Director Ambrose said, “I think we are becoming a model police department. The City is becoming a model for the rest of the nation, and if they pay attention to what we’re doing here, they can solve a lot of their problems.” Two long-time activists agreed. “We will never again see a war on the people by police,” said historian Junius Williams. “We now have a combined operation between police and community to prevent crime.” Larry Hamm, who had protested police brutality for four decades, called Newark a model for “diverting police militarization funds to community solutions.”
In addition to greater community engagement, the police have undergone department-wide “search, seizure, and arrest” training to ensure Civil Rights; de-escalation training; bias perception training; and every patrol officer is equipped with a body-worn camera. In areas of accountability and transparency,the police document all stops, searches, and uses of excessive force — including the race of the subject — which are published on the Newark Public Safety webpage.

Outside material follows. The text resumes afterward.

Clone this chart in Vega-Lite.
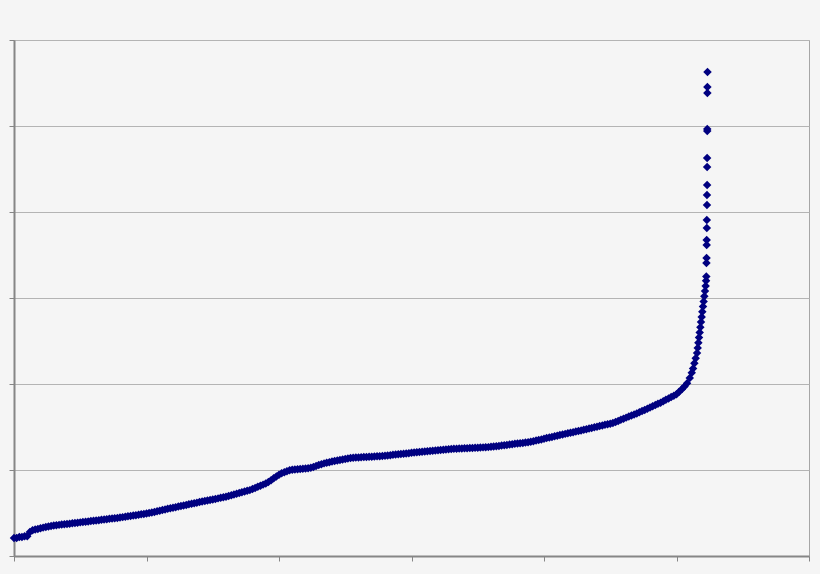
{
  "$schema": "https://vega.github.io/schema/vega-lite/v6.json",
  "width": 795,
  "height": 516,
  "autosize": {"type": "none"},
  "padding": {"left": 14, "top": 40, "right": 11, "bottom": 18},
  "background": "#f5f5f5",
  "config": {"view": {"stroke": "#a6a6a6", "strokeWidth": 1}},
  "data": {
    "values": [
      {"x":0.00,"y":0.21},{"x":0.02,"y":0.21},{"x":0.04,"y":0.22},{"x":0.06,"y":0.22},{"x":0.08,"y":0.23},{"x":0.10,"y":0.23},
      {"x":0.12,"y":0.28},{"x":0.14,"y":0.30},{"x":0.16,"y":0.308},{"x":0.18,"y":0.315},{"x":0.20,"y":0.322},{"x":0.22,"y":0.330},
      {"x":0.24,"y":0.337},{"x":0.26,"y":0.344},{"x":0.28,"y":0.350},{"x":0.30,"y":0.354},{"x":0.32,"y":0.358},{"x":0.34,"y":0.362},
      {"x":0.36,"y":0.365},{"x":0.38,"y":0.369},{"x":0.40,"y":0.373},{"x":0.42,"y":0.376},{"x":0.44,"y":0.380},{"x":0.46,"y":0.384},
      {"x":0.48,"y":0.387},{"x":0.50,"y":0.391},{"x":0.52,"y":0.395},{"x":0.54,"y":0.398},{"x":0.56,"y":0.402},{"x":0.58,"y":0.406},
      {"x":0.60,"y":0.410},{"x":0.62,"y":0.413},{"x":0.64,"y":0.417},{"x":0.66,"y":0.421},{"x":0.68,"y":0.424},{"x":0.70,"y":0.428},
      {"x":0.72,"y":0.432},{"x":0.74,"y":0.435},{"x":0.76,"y":0.439},{"x":0.78,"y":0.443},{"x":0.80,"y":0.447},{"x":0.82,"y":0.452},
      {"x":0.84,"y":0.457},{"x":0.86,"y":0.461},{"x":0.88,"y":0.466},{"x":0.90,"y":0.471},{"x":0.92,"y":0.475},{"x":0.94,"y":0.480},
      {"x":0.96,"y":0.485},{"x":0.98,"y":0.489},{"x":1.00,"y":0.494},{"x":1.02,"y":0.499},{"x":1.04,"y":0.505},{"x":1.06,"y":0.512},
      {"x":1.08,"y":0.520},{"x":1.10,"y":0.527},{"x":1.12,"y":0.534},{"x":1.14,"y":0.541},{"x":1.16,"y":0.549},{"x":1.18,"y":0.555},
      {"x":1.20,"y":0.562},{"x":1.22,"y":0.568},{"x":1.24,"y":0.575},{"x":1.26,"y":0.581},{"x":1.28,"y":0.588},{"x":1.30,"y":0.594},
      {"x":1.32,"y":0.601},{"x":1.34,"y":0.607},{"x":1.36,"y":0.614},{"x":1.38,"y":0.620},{"x":1.40,"y":0.627},{"x":1.42,"y":0.633},
      {"x":1.44,"y":0.639},{"x":1.46,"y":0.645},{"x":1.48,"y":0.651},{"x":1.50,"y":0.658},{"x":1.52,"y":0.664},{"x":1.54,"y":0.670},
      {"x":1.56,"y":0.676},{"x":1.58,"y":0.682},{"x":1.60,"y":0.689},{"x":1.62,"y":0.698},{"x":1.64,"y":0.707},{"x":1.66,"y":0.715},
      {"x":1.68,"y":0.724},{"x":1.70,"y":0.732},{"x":1.72,"y":0.741},{"x":1.74,"y":0.749},{"x":1.76,"y":0.758},{"x":1.78,"y":0.766},
      {"x":1.80,"y":0.779},{"x":1.82,"y":0.792},{"x":1.84,"y":0.805},{"x":1.86,"y":0.818},{"x":1.88,"y":0.830},{"x":1.90,"y":0.843},
      {"x":1.92,"y":0.861},{"x":1.94,"y":0.882},{"x":1.96,"y":0.903},{"x":1.98,"y":0.924},{"x":2.00,"y":0.945},{"x":2.02,"y":0.961},
      {"x":2.04,"y":0.973},{"x":2.06,"y":0.986},{"x":2.08,"y":0.998},{"x":2.10,"y":1.003},{"x":2.12,"y":1.006},{"x":2.14,"y":1.009},
      {"x":2.16,"y":1.012},{"x":2.18,"y":1.015},{"x":2.20,"y":1.018},{"x":2.22,"y":1.021},{"x":2.24,"y":1.026},{"x":2.26,"y":1.036},
      {"x":2.28,"y":1.047},{"x":2.30,"y":1.057},{"x":2.32,"y":1.067},{"x":2.34,"y":1.077},{"x":2.36,"y":1.085},{"x":2.38,"y":1.091},
      {"x":2.40,"y":1.098},{"x":2.42,"y":1.104},{"x":2.44,"y":1.110},{"x":2.46,"y":1.116},{"x":2.48,"y":1.123},{"x":2.50,"y":1.129},
      {"x":2.52,"y":1.135},{"x":2.54,"y":1.140},{"x":2.56,"y":1.142},{"x":2.58,"y":1.144},{"x":2.60,"y":1.146},{"x":2.62,"y":1.148},
      {"x":2.64,"y":1.150},{"x":2.66,"y":1.152},{"x":2.68,"y":1.153},{"x":2.70,"y":1.155},{"x":2.72,"y":1.157},{"x":2.74,"y":1.159},
      {"x":2.76,"y":1.161},{"x":2.78,"y":1.163},{"x":2.80,"y":1.166},{"x":2.82,"y":1.169},{"x":2.84,"y":1.172},{"x":2.86,"y":1.176},
      {"x":2.88,"y":1.179},{"x":2.90,"y":1.183},{"x":2.92,"y":1.186},{"x":2.94,"y":1.190},{"x":2.96,"y":1.193},{"x":2.98,"y":1.196},
      {"x":3.00,"y":1.200},{"x":3.02,"y":1.203},{"x":3.04,"y":1.206},{"x":3.06,"y":1.209},{"x":3.08,"y":1.212},{"x":3.10,"y":1.215},
      {"x":3.12,"y":1.218},{"x":3.14,"y":1.221},{"x":3.16,"y":1.224},{"x":3.18,"y":1.227},{"x":3.20,"y":1.230},{"x":3.22,"y":1.233},
      {"x":3.24,"y":1.236},{"x":3.26,"y":1.239},{"x":3.28,"y":1.242},{"x":3.30,"y":1.245},{"x":3.32,"y":1.246},{"x":3.34,"y":1.248},
      {"x":3.36,"y":1.249},{"x":3.38,"y":1.251},{"x":3.40,"y":1.252},{"x":3.42,"y":1.254},{"x":3.44,"y":1.255},{"x":3.46,"y":1.257},
      {"x":3.48,"y":1.258},{"x":3.50,"y":1.260},{"x":3.52,"y":1.262},{"x":3.54,"y":1.263},{"x":3.56,"y":1.265},{"x":3.58,"y":1.266},
      {"x":3.60,"y":1.269},{"x":3.62,"y":1.272},{"x":3.64,"y":1.276},{"x":3.66,"y":1.280},{"x":3.68,"y":1.284},{"x":3.70,"y":1.288},
      {"x":3.72,"y":1.292},{"x":3.74,"y":1.296},{"x":3.76,"y":1.300},{"x":3.78,"y":1.304},{"x":3.80,"y":1.308},{"x":3.82,"y":1.312},
      {"x":3.84,"y":1.315},{"x":3.86,"y":1.319},{"x":3.88,"y":1.323},{"x":3.90,"y":1.328},{"x":3.92,"y":1.335},{"x":3.94,"y":1.342},
      {"x":3.96,"y":1.349},{"x":3.98,"y":1.356},{"x":4.00,"y":1.363},{"x":4.02,"y":1.371},{"x":4.04,"y":1.378},{"x":4.06,"y":1.385},
      {"x":4.08,"y":1.392},{"x":4.10,"y":1.399},{"x":4.12,"y":1.406},{"x":4.14,"y":1.413},{"x":4.16,"y":1.420},{"x":4.18,"y":1.427},
      {"x":4.20,"y":1.433},{"x":4.22,"y":1.440},{"x":4.24,"y":1.447},{"x":4.26,"y":1.454},{"x":4.28,"y":1.460},{"x":4.30,"y":1.467},
      {"x":4.32,"y":1.474},{"x":4.34,"y":1.482},{"x":4.36,"y":1.489},{"x":4.38,"y":1.496},{"x":4.40,"y":1.503},{"x":4.42,"y":1.511},
      {"x":4.44,"y":1.518},{"x":4.46,"y":1.525},{"x":4.48,"y":1.532},{"x":4.50,"y":1.539},{"x":4.52,"y":1.547},{"x":4.54,"y":1.559},
      {"x":4.56,"y":1.571},{"x":4.58,"y":1.584},{"x":4.60,"y":1.596},{"x":4.62,"y":1.609},{"x":4.64,"y":1.621},{"x":4.66,"y":1.634},
      {"x":4.68,"y":1.646},{"x":4.70,"y":1.658},{"x":4.72,"y":1.671},{"x":4.74,"y":1.685},{"x":4.76,"y":1.699},{"x":4.78,"y":1.713},
      {"x":4.80,"y":1.727},{"x":4.82,"y":1.741},{"x":4.84,"y":1.755},{"x":4.86,"y":1.769},{"x":4.88,"y":1.783},{"x":4.90,"y":1.799},
      {"x":4.92,"y":1.816},{"x":4.94,"y":1.832},{"x":4.96,"y":1.848},{"x":4.98,"y":1.864},{"x":5.00,"y":1.88},{"x":5.02,"y":1.91},
      {"x":5.04,"y":1.94},{"x":5.06,"y":1.97},{"x":5.08,"y":2.01},{"x":5.10,"y":2.07},{"x":5.115,"y":2.13},{"x":5.125,"y":2.18},
      {"x":5.135,"y":2.24},{"x":5.145,"y":2.30},{"x":5.155,"y":2.36},{"x":5.16,"y":2.42},{"x":5.165,"y":2.48},{"x":5.17,"y":2.54},
      {"x":5.175,"y":2.60},{"x":5.18,"y":2.66},{"x":5.185,"y":2.72},{"x":5.19,"y":2.78},{"x":5.195,"y":2.84},{"x":5.20,"y":2.90},
      {"x":5.205,"y":2.96},{"x":5.21,"y":3.02},{"x":5.215,"y":3.08},{"x":5.22,"y":3.14},{"x":5.223,"y":3.20},{"x":5.225,"y":3.25},
      {"x":5.226,"y":3.407},{"x":5.227,"y":3.465},{"x":5.228,"y":3.616},{"x":5.228,"y":3.674},{"x":5.229,"y":3.814},{"x":5.229,"y":3.907},
      {"x":5.230,"y":4.081},{"x":5.230,"y":4.198},{"x":5.231,"y":4.314},{"x":5.231,"y":4.523},{"x":5.231,"y":4.628},{"x":5.232,"y":4.942},
      {"x":5.232,"y":4.965},{"x":5.233,"y":5.384},{"x":5.233,"y":5.453},{"x":5.234,"y":5.628}
    ]
  },
  "mark": {"type": "point", "shape": "diamond", "filled": true, "size": 72, "color": "#000080", "opacity": 1},
  "encoding": {
    "x": {
      "field": "x",
      "type": "quantitative",
      "scale": {"domain": [0, 6], "nice": false, "zero": false},
      "axis": {"values": [0, 1, 2, 3, 4, 5, 6], "labels": false, "title": null, "grid": false,
               "domainColor": "#868686", "domainWidth": 2, "tickColor": "#868686", "tickSize": 5}
    },
    "y": {
      "field": "y",
      "type": "quantitative",
      "scale": {"domain": [0, 6], "nice": false, "zero": false},
      "axis": {"values": [0, 1, 2, 3, 4, 5, 6], "labels": false, "title": null, "grid": true,
               "gridColor": "#b4b4b4", "domainColor": "#868686", "domainWidth": 2,
               "tickColor": "#868686", "tickSize": 5}
    }
  }
}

With the addition of the Office of Violence Prevention and Trauma Recovery, the City is also looking to help repair the trauma of all negative police encounters and violence. “This will be a place of healing,” said Lakeesha Eure, who serves as the director of the new office. “It will be a place of recovery for those touched by violence, and a place where we will develop a workforce of those who do the healing and those who prevent violence. It will be symbolic of the progress we’ve made as a peaceful community and the positive advances made by our police division to suppress crime by being engaged with the community, not alienated from it.”